В разгар личной катастрофы моя карьера журналиста снова понеслась на всех парах. Я вновь получила задания от New York и New West. Мои редакторы не врали, когда говорили, что, если мы с Мартином разбежимся, они смогут предлагать мне работу. Чередуя белое вино и кокаин, я умудрилась наваять три статьи. Посыпались письма от поклонников, и одно из них пришло от старого приятеля, знакомого по колледжу. «Вы та самая Джулия Кэмерон, которую я знал в Джорджтауне?» – спрашивал его автор. Письмо было подписано: «Эд Таул». Это имя я отлично помнила. В письме я нашла и номер, по которому можно было связаться, если б захотелось.
Высокий блондин, ослепительно умный и привлекательный, Эд Таул был Робертом Редфордом нашего курса. Разумеется, я не забыла его. Позвонила по номеру в письме и предложила встретиться за ужином. Эд упомянул шикарный ресторан в Венис-Бич. Я очень тщательно выбрала наряд для встречи.
– Аперитив? – поинтересовался Эд, даже не догадываясь, на какие неприятности нарывается. Я заказала маргариту. Потом вторую. Потом третью. Ужин превратился в мои пьяные откровения и сентиментальные воспоминания о нашей учебе в колледже. К концу ужина Эд не желал даже слышать о том, что я смогу нормально добраться до дома.
– Оставайся у меня, – предложил он. – Постелю тебе на диване.
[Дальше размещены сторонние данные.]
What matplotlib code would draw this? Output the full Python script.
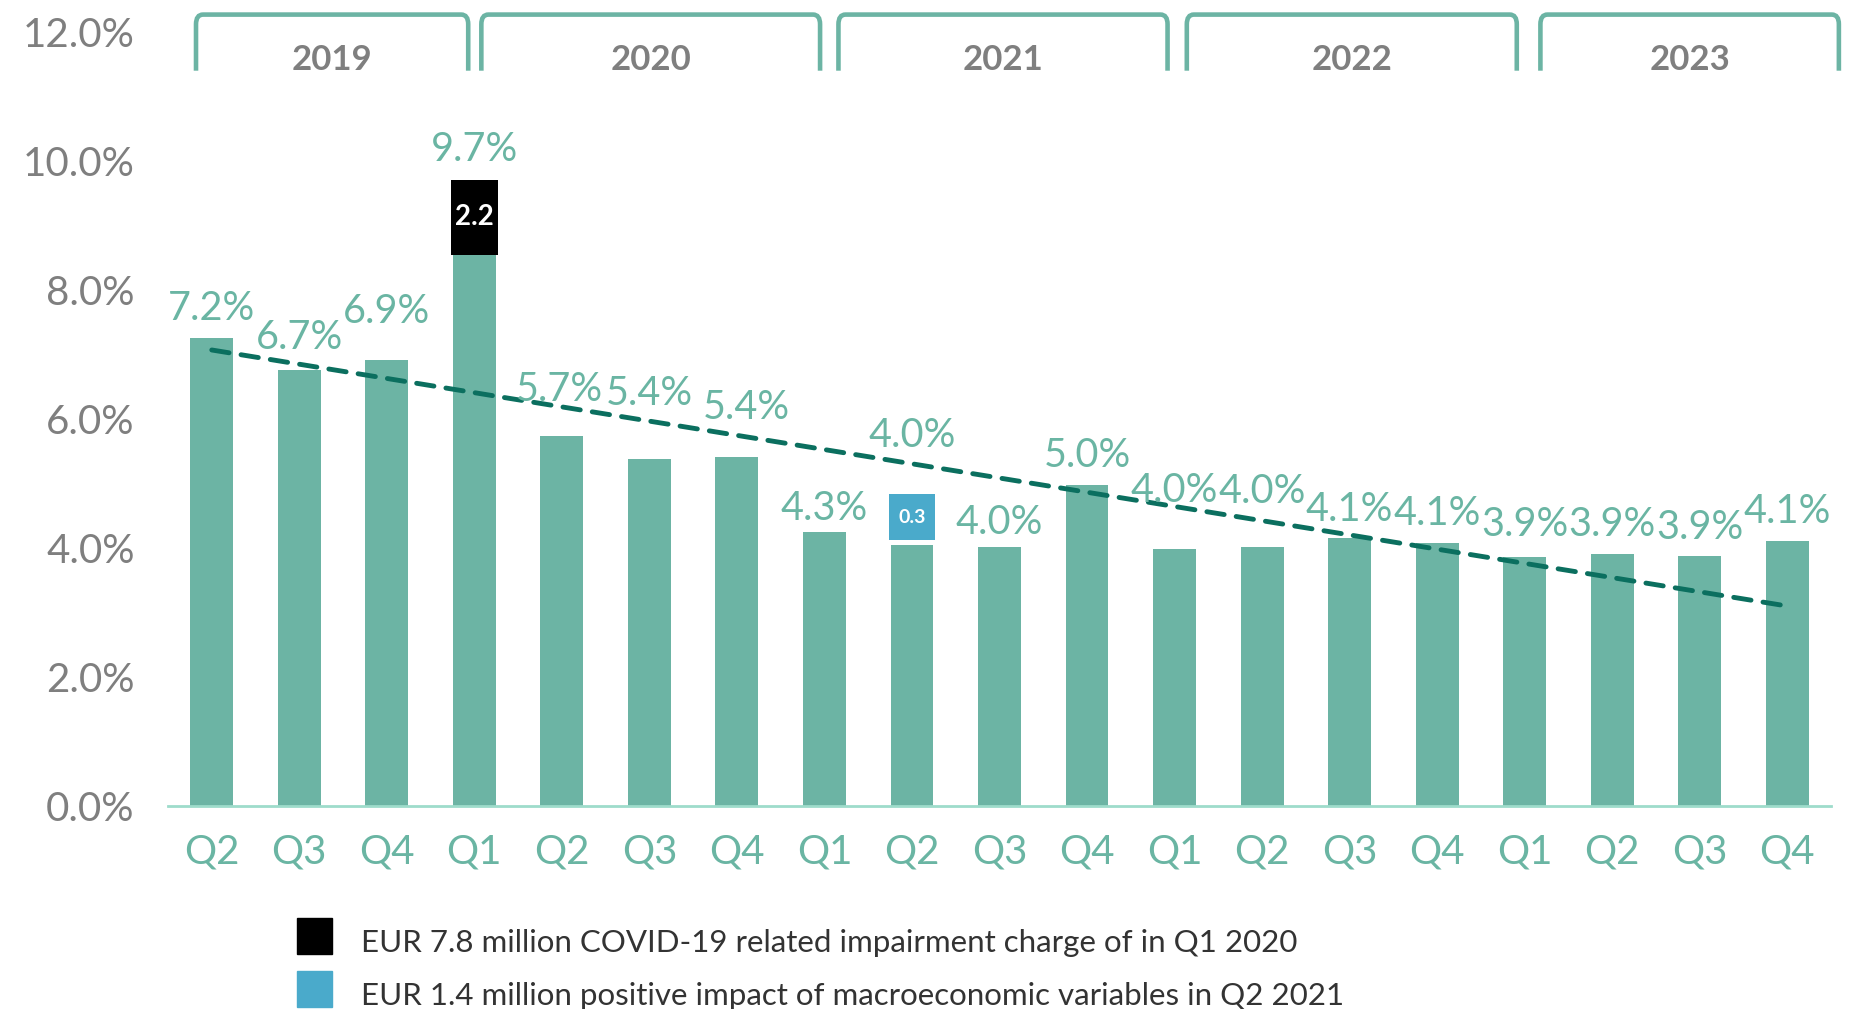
import matplotlib
matplotlib.use("Agg")
import matplotlib.pyplot as plt
from matplotlib.path import Path
from matplotlib.patches import PathPatch, Rectangle
import numpy as np

plt.rcParams['font.family'] = ['Lato', 'DejaVu Sans']

# === DATA ===
quarters = ["Q2", "Q3", "Q4",
            "Q1", "Q2", "Q3", "Q4",
            "Q1", "Q2", "Q3", "Q4",
            "Q1", "Q2", "Q3", "Q4",
            "Q1", "Q2", "Q3", "Q4"]
years = ["2019", "2020", "2021", "2022", "2023"]
# green bar heights (%)
rates = [7.26, 6.76, 6.92, 8.55, 5.73, 5.38, 5.41, 4.25, 4.04, 4.01,
         4.97, 3.98, 4.01, 4.16, 4.07, 3.86, 3.90, 3.87, 4.11]
rate_labels = ["7.2%", "6.7%", "6.9%", "9.7%", "5.7%", "5.4%", "5.4%", "4.3%",
               "4.0%", "4.0%", "5.0%", "4.0%", "4.0%", "4.1%", "4.1%", "3.9%",
               "3.9%", "3.9%", "4.1%"]
# one-off items
covid_idx, covid_range, covid_label = 3, (8.55, 9.70), "2.2"
macro_idx, macro_range, macro_label = 8, (4.12, 4.83), "0.3"
trend_start, trend_end = 7.07, 3.10
legend_texts = ["EUR 7.8 million COVID-19 related impairment charge of in Q1 2020",
                "EUR 1.4 million positive impact of macroeconomic variables in Q2 2021"]

# === STYLE ===
TEAL = "#6cb4a4"
TEAL_TXT = "#6ab5a3"
DARK = "#0b6f5f"
BLUE = "#4aaacb"
GREY = "#7f7f7f"

W, H = 1855, 1009
fig = plt.figure(figsize=(W / 100, H / 100), dpi=100)
ax = fig.add_axes([168 / W, 1 - 806 / H, (1831 - 168) / W, 774 / H])

x = np.arange(len(quarters))
ax.bar(x, rates, width=0.49, color=TEAL, zorder=2)

# one-off boxes
for idx, (b0, b1), lab, col, fs in [(covid_idx, covid_range, covid_label, "black", 20),
                                    (macro_idx, macro_range, macro_label, BLUE, 14)]:
    ax.add_patch(Rectangle((idx - 0.265, b0), 0.53, b1 - b0, color=col, zorder=3, lw=0))
    ax.text(idx, (b0 + b1) / 2, lab, color="white", fontsize=fs, fontweight="bold",
            ha="center", va="center", zorder=4)

# value labels (lift above bar top, in % units)
lift = [0.51, 0.57, 0.81, 0.54, 0.79, 1.07, 0.83, 0.43, 1.76, 0.45,
        0.52, 0.97, 0.93, 0.50, 0.52, 0.56, 0.52, 0.51, 0.51]
dx = [0, 0, 0, 0, -0.03, 0, 0.11, 0, 0, 0,
      0, 0, 0, 0, 0, 0, 0, 0, 0]
for i, lab in enumerate(rate_labels):
    top = covid_range[1] if i == covid_idx else rates[i]
    ax.text(i + dx[i], top + lift[i] - 0.06, lab, color=TEAL_TXT, fontsize=28.5,
            ha="center", va="center", zorder=5)

# trend line
ax.plot([x[0], x[-1]], [trend_start, trend_end], color=DARK, lw=3.5,
        dashes=(3.6, 2.5), dash_capstyle="round", zorder=4)

ax.set_xlim(-0.5, len(quarters) - 0.5)
ax.set_ylim(0, 12)
ax.set_yticks(np.arange(0, 12.1, 2))
ax.set_yticklabels([f"{v:.1f}%" for v in np.arange(0, 12.1, 2)],
                   color=GREY, fontsize=29)
ax.set_xticks(x)
ax.set_xticklabels(quarters, color=TEAL_TXT, fontsize=29)
ax.tick_params(axis="both", length=0)
ax.tick_params(axis="y", pad=24)
ax.tick_params(axis="x", pad=20)
for s in ["top", "right", "left"]:
    ax.spines[s].set_visible(False)
ax.spines["bottom"].set_color("#9edccb")
ax.spines["bottom"].set_linewidth(2)

# year brackets above the plot
brackets = [(-0.18, 2.93), (3.08, 6.95), (7.16, 10.92), (11.14, 14.91), (15.18, 18.59)]
y_bot, y_top = 11.40, 12.27
rx, ry = 0.08, 0.15
for (x0, x1), yr in zip(brackets, years):
    verts = [(x0, y_bot), (x0, y_top - ry), (x0, y_top), (x0 + rx, y_top),
             (x1 - rx, y_top), (x1, y_top), (x1, y_top - ry), (x1, y_bot)]
    codes = [Path.MOVETO, Path.LINETO, Path.CURVE3, Path.CURVE3,
             Path.LINETO, Path.CURVE3, Path.CURVE3, Path.LINETO]
    ax.add_patch(PathPatch(Path(verts, codes), fill=False, edgecolor=TEAL,
                           lw=3.3, clip_on=False, capstyle="butt"))
    ax.text((x0 + x1) / 2, 11.56, yr, color=GREY, fontsize=25, fontweight="bold",
            ha="center", va="center", clip_on=False)

# legend at the bottom
for k, (txt, col) in enumerate(zip(legend_texts, ["black", BLUE])):
    yc = 936 + k * 53
    fig.patches.append(Rectangle((297 / W, 1 - (yc + 18) / H), 35 / W, 36 / H,
                                 transform=fig.transFigure, color=col))
    fig.text(361 / W, 1 - (yc + 7) / H, txt, color="#333333", fontsize=22.5,
             ha="left", va="center")

fig.savefig("out.png", dpi=100)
Он не сказал: «Ты так упилась, что я бы к тебе и на пушечный выстрел не подошел», но посыл был ясен. Это был чистой воды отказ, а еще – забота о моей безопасности. Мы поехали домой к Эду, и я уснула у него на диване. Говорю «уснула», хотя на самом деле ночка выдалась та еще. Сначала я вырубилась, но через некоторое время очнулась – одна, в чужом незнакомом доме. Я по-прежнему была пьяна, но не настолько, чтобы не хотелось выпить еще. Эд спокойно спал наверху. Я вскарабкалась по лестнице. Позвала: «Эд!» Нет, он не хотел, чтобы я к нему присоединилась. Достаточно протрезвев, я сказала, что поеду домой.